# The task
Both boundary lines count: repeat, exactly and alone, the lines from the one containing "Output the Python" to the one containing "ax = fig.add_axes([L", with pictures left out.

# Given data

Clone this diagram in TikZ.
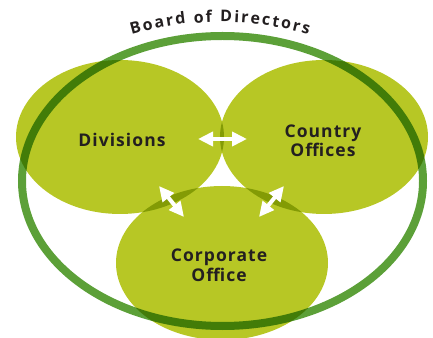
\documentclass[tikz,border=0pt]{standalone}
\usepackage{fontspec}
\setmainfont{Open Sans}
\newfontfamily\labelfont[LetterSpace=6]{Open Sans}
\usepackage{tikz}
\usetikzlibrary{arrows.meta,shapes.geometric,decorations.text}

\definecolor{leaf}{RGB}{183,199,37}
\definecolor{board}{RGB}{92,160,56}
\definecolor{ink}{RGB}{35,31,32}

\begin{document}
\begin{tikzpicture}[
    x=1pt, y=1pt,
    unit/.style={ellipse, fill=leaf, blend mode=multiply, minimum width=208pt, minimum height=154pt, inner sep=0pt},
    ring/.style={ellipse, draw=board, line width=8pt, blend mode=multiply, inner sep=0pt},
    title/.style={font=\labelfont\bfseries\fontsize{17.5}{19.5}\selectfont, text=ink, align=center},
    link/.style={draw=white, line width=4pt, {Triangle[length=15pt,width=14pt]}-{Triangle[length=15pt,width=14pt]}}
]
    \useasboundingbox (0,0) rectangle (433,337);

    % Units
    \node[unit] (div) at (120,200) {};
    \node[unit] (cty) at (324,200) {};
    \node[unit, minimum width=212pt] (corp) at (222,74) {};

    % Board ring
    \node[ring, minimum width=401pt, minimum height=290pt] (board) at (222.5,156) {};

    % Curved heading
    \path[decorate, decoration={text along path, text align=fit to path,
        text={|\bfseries\color{ink}\fontsize{16}{18}\selectfont|Board of Directors}}]
        (220,-6) ++(106:321) arc [start angle=106, end angle=74, radius=321];

    % Links
    \coordinate (dc1) at (198,198);
    \coordinate (dc2) at (247,198);
    \coordinate (dp1) at (159,151);
    \coordinate (dp2) at (184,120);
    \coordinate (cp1) at (284,151);
    \coordinate (cp2) at (259,120);
    \draw[link] (dc1) -- (dc2);
    \draw[link] (dp1) -- (dp2);
    \draw[link] (cp1) -- (cp2);

    % Labels
    \node[title] (divtext) at ([shift={(2,-3)}]div) {Divisions};
    \node[title] (ctytext) at ([shift={(-1,-4)}]cty) {Country\\Offices};
    \node[title] (corptext) at ([shift={(-3,-2)}]corp) {Corporate\\Office};

\end{tikzpicture}
\end{document}
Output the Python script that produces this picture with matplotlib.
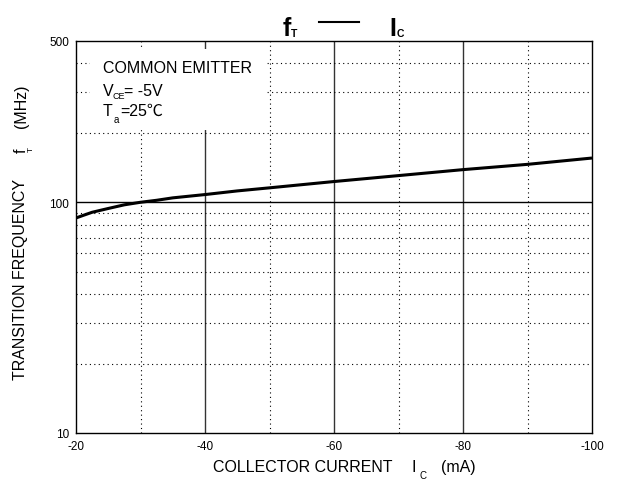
import matplotlib
matplotlib.use("Agg")
import matplotlib.pyplot as plt
from matplotlib.patches import Rectangle
from matplotlib.lines import Line2D

# ---- data ----
ic_ma = [-20, -21, -22.5, -25, -27.5, -30, -32.5, -35, -40, -45, -50, -60, -70, -80, -90, -100]
ft_mhz = [85.5, 87.5, 90.5, 94.0, 97.5, 100.0, 102.0, 104.5, 108.0, 112.0, 115.5, 123.0, 130.5, 138.5, 146.0, 155.5]

x_ticks = [-20, -40, -60, -80, -100]
x_tick_labels = ["-20", "-40", "-60", "-80", "-100"]
y_ticks = [10, 100, 500]
y_tick_labels = ["10", "100", "500"]
solid_x = [-40, -60, -80]
dotted_x = [-30, -50, -70, -90]
solid_y = [100]
dotted_y = [20, 30, 40, 50, 60, 70, 80, 90, 200, 300, 400]

plt.rcParams['font.family'] = ['Liberation Sans', 'DejaVu Sans']

W, H = 621, 481
fig = plt.figure(figsize=(W / 100, H / 100), dpi=100)
L, R, T, B = 76, 592, 42, 434
ax = fig.add_axes([L / W, (H - B) / H, (R - L) / W, (B - T) / H])

ax.set_yscale('log')
ax.set_xlim(-20, -100)
ax.set_ylim(10, 500)
ax.set_xticks(x_ticks)
ax.set_xticklabels(x_tick_labels)
ax.set_yticks(y_ticks)
ax.set_yticklabels(y_tick_labels)
ax.minorticks_off()
ax.tick_params(axis='both', length=0, labelsize=8.5)
ax.tick_params(axis='x', pad=5)
ax.tick_params(axis='y', pad=5)
for sp in ax.spines.values():
    sp.set_linewidth(1.0)
    sp.set_color('black')
    sp.set_zorder(5)

dot = (0, (1, 3))
for xv in solid_x:
    ax.axvline(xv, color='#333333', lw=1.0, zorder=1)
for xv in dotted_x:
    ax.axvline(xv, color='black', lw=0.8, ls=dot, zorder=1)
for yv in solid_y:
    ax.axhline(yv, color='black', lw=1.0, zorder=1)
for yv in dotted_y:
    ax.axhline(yv, color='black', lw=0.8, ls=dot, zorder=1)

# white background behind the annotation block
bx0, by0, bx1, by1 = 90, 50, 266, 131
ax.add_patch(Rectangle((bx0 / W, 1 - by1 / H), (bx1 - bx0) / W, (by1 - by0) / H,
                       transform=fig.transFigure, facecolor='white', edgecolor='none',
                       zorder=2, clip_on=False))

ax.plot(ic_ma, ft_mhz, color='black', lw=2.2, zorder=3, solid_capstyle='butt')


def ftxt(x, y, s, size, **kw):
    kw.setdefault('ha', 'left')
    kw.setdefault('va', 'baseline')
    return fig.text(x / W, 1 - y / H, s, fontsize=size, **kw)


# annotation block
ftxt(103, 72.7, "COMMON EMITTER", 11.5, zorder=6)
ftxt(103, 96, "V", 11.5, zorder=6)
ftxt(112.5, 99, "CE", 6.5, zorder=6)
ftxt(124.5, 96, "= -5V", 11.5, zorder=6)
ftxt(103, 115.7, "T", 11.5, zorder=6)
ftxt(113.5, 123, "a", 7, zorder=6)
ftxt(120.5, 115.7, "=25℃", 11.5, zorder=6, family=['Liberation Sans', 'Noto Sans CJK SC'])

# title
ftxt(283, 36, "f", 18, fontweight='bold')
ftxt(290.5, 36.7, "T", 7.5, fontweight='bold')
fig.add_artist(Line2D([319 / W, 359.3 / W], [1 - 22.7 / H, 1 - 22.7 / H],
                      transform=fig.transFigure, color='black', lw=1.5))
ftxt(389.5, 36, "I", 18, fontweight='bold')
ftxt(396.5, 36.7, "C", 7.5, fontweight='bold')

# x label
ftxt(213, 471.7, "COLLECTOR CURRENT", 11.5)
ftxt(411.5, 471.7, "I", 11.5)
ftxt(419, 479.5, "C", 7)
ftxt(441, 471.7, "(mA)", 11.5)

# y label (rotated)
def ytxt(x, y, s, size):
    return fig.text(x / W, 1 - y / H, s, fontsize=size, rotation=90,
                    rotation_mode='anchor', ha='left', va='baseline')

ytxt(25.5, 380, "TRANSITION FREQUENCY", 11.5)
ytxt(25.5, 153, "f", 11.5)
ytxt(32.5, 152, "T", 6)
ytxt(25.5, 128, "(MHz)", 11.5)

fig.savefig("out.png", dpi=100)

# Response to this exercise
Output the Python script that produces this picture with matplotlib.
import matplotlib
matplotlib.use("Agg")
import matplotlib.pyplot as plt
from matplotlib.patches import Rectangle
from matplotlib.lines import Line2D

# ---- data ----
ic_ma = [-20, -21, -22.5, -25, -27.5, -30, -32.5, -35, -40, -45, -50, -60, -70, -80, -90, -100]
ft_mhz = [85.5, 87.5, 90.5, 94.0, 97.5, 100.0, 102.0, 104.5, 108.0, 112.0, 115.5, 123.0, 130.5, 138.5, 146.0, 155.5]

x_ticks = [-20, -40, -60, -80, -100]
x_tick_labels = ["-20", "-40", "-60", "-80", "-100"]
y_ticks = [10, 100, 500]
y_tick_labels = ["10", "100", "500"]
solid_x = [-40, -60, -80]
dotted_x = [-30, -50, -70, -90]
solid_y = [100]
dotted_y = [20, 30, 40, 50, 60, 70, 80, 90, 200, 300, 400]

plt.rcParams['font.family'] = ['Liberation Sans', 'DejaVu Sans']

W, H = 621, 481
fig = plt.figure(figsize=(W / 100, H / 100), dpi=100)
L, R, T, B = 76, 592, 42, 434
ax = fig.add_axes([L / W, (H - B) / H, (R - L) / W, (B - T) / H])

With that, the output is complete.